資本力・開発リソースも限られているなかで、どういう角度で市場に参入し、どんなポジションを獲得するか、その見立てやロジックこそが重要であり、広報はあくまでもその目的達成のための手段のひとつでしかなかったのです。

そんな私に対して、舛田さんからのアドバイスは「戦略論の本を読みなさい」というものでした。それこそ、『孫子の兵法』や『ランチェスター戦略』『ブルー・オーシャン戦略』等々の名著から、「事業戦略のつくり方」的な基本的な本まで、弱者が競争に勝つためのフレームワークをとにかくインプットしました。

写真 当時読んでいた本の一部
当時読んでいた本の一部。

ともあれ、果たして最終的にどんな戦略に至ったかについては長くなるので割愛させていただきますが、舛田さんからはその後も「機能スペック勝負ではなく、後発弱者がどのように成長させていくかを考え抜いた際に、企業や事業、サービスの価値をどのように定義し、言語化し、市場性や社会性をどうその中に組み込んでいくかが何よりも大事であり、そのために広報は重要なんだ」という話を再三にわたり繰り返し聞かされました。

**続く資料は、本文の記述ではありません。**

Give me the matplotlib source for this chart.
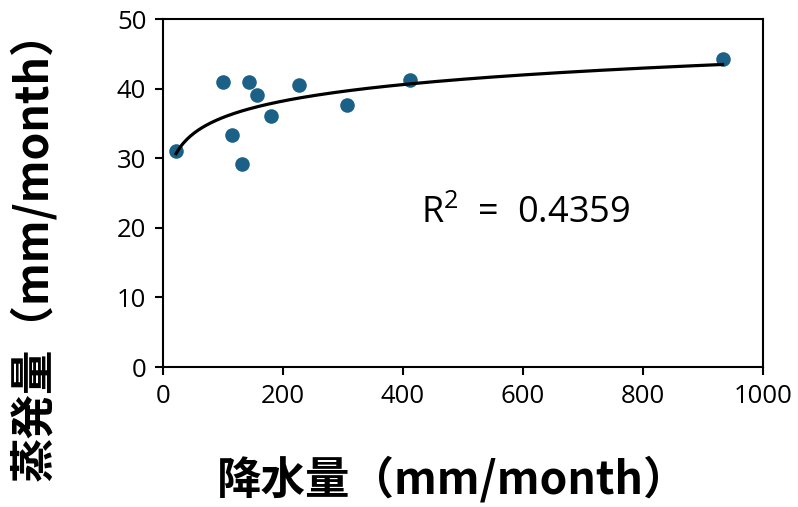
import numpy as np
import matplotlib.pyplot as plt

plt.rcParams['font.family'] = ['Open Sans', 'Noto Sans CJK JP', 'DejaVu Sans']
plt.rcParams['mathtext.fontset'] = 'custom'
plt.rcParams['mathtext.rm'] = 'Open Sans'

# precipitation (mm/month) vs evaporation (mm/month)
precip = [21.7, 99.5, 143.8, 157.0, 114.5, 131.7, 180.0, 226.0, 306.7, 411.7, 932.8]
evap = [31.0, 41.0, 41.0, 39.1, 33.4, 29.1, 36.1, 40.5, 37.6, 41.3, 44.3]
r2_text = 'R$^2$  =  0.4359'

fig = plt.figure(figsize=(7.98, 5.07), dpi=100)
ax = fig.add_axes([0.2043, 0.2761, 0.7517, 0.6864])

ax.scatter(precip, evap, s=110, color='#1b6087', zorder=3, linewidths=0)

# logarithmic trend line
a, b = np.polyfit(np.log(precip), evap, 1)
xs = np.linspace(min(precip), max(precip), 300)
ax.plot(xs, a * np.log(xs) + b, color='black', lw=2.3, zorder=4)

ax.set_xlim(0, 1000)
ax.set_ylim(0, 50)
ax.set_xticks(range(0, 1001, 200))
ax.set_yticks(range(0, 51, 10))
ax.tick_params(labelsize=18.5, width=1.5, length=6, color='black', pad=6)
for s in ax.spines.values():
    s.set_linewidth(1.5)

ax.text(0.605, 0.44, r2_text, transform=ax.transAxes, fontsize=26, ha='center', va='center')

cjk = ['Noto Sans CJK JP', 'DejaVu Sans']
fig.text(0.567, 0.052, '降水量（mm/month）', fontsize=32, fontweight='bold', ha='center', va='center', family=cjk)
fig.text(0.043, 0.517, '蒸発量（mm/month）', fontsize=32, fontweight='bold', ha='center', va='center', rotation=90, family=cjk)

fig.savefig('out.png', dpi=100)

※過去のインタビュー記事でその戦略の一端については触れておりますので、お時間のある方はこちらをご覧ください。

 

広報担当者は「経営の言語」を学ぼう

過去の思い出語りが長くなってきたので、そろそろ締めます。

プロフェッショナルのPRパーソンとして、自社に関連する報道状況だけでなく、広報関連の書籍や記事などを読んで最新動向をキャッチアップしたり、他社の広報担当者と情報交換したりして広報スキルを研鑽することはとても大事です。

ただ、私個人の意見としては、それと同等、もしくはそれ以上に、業界にまつわる政策動向や市場・競合動向をウォッチしたり、経営やファイナンス、マーケティング関連の書籍を読むなど、経営視点を身につけることにより、「経営の言語」を理解できるようになることのほうが大切ではないかなと思っています。

連載二回目にして既に息切れ気味ですが、また次回お会いしましょう。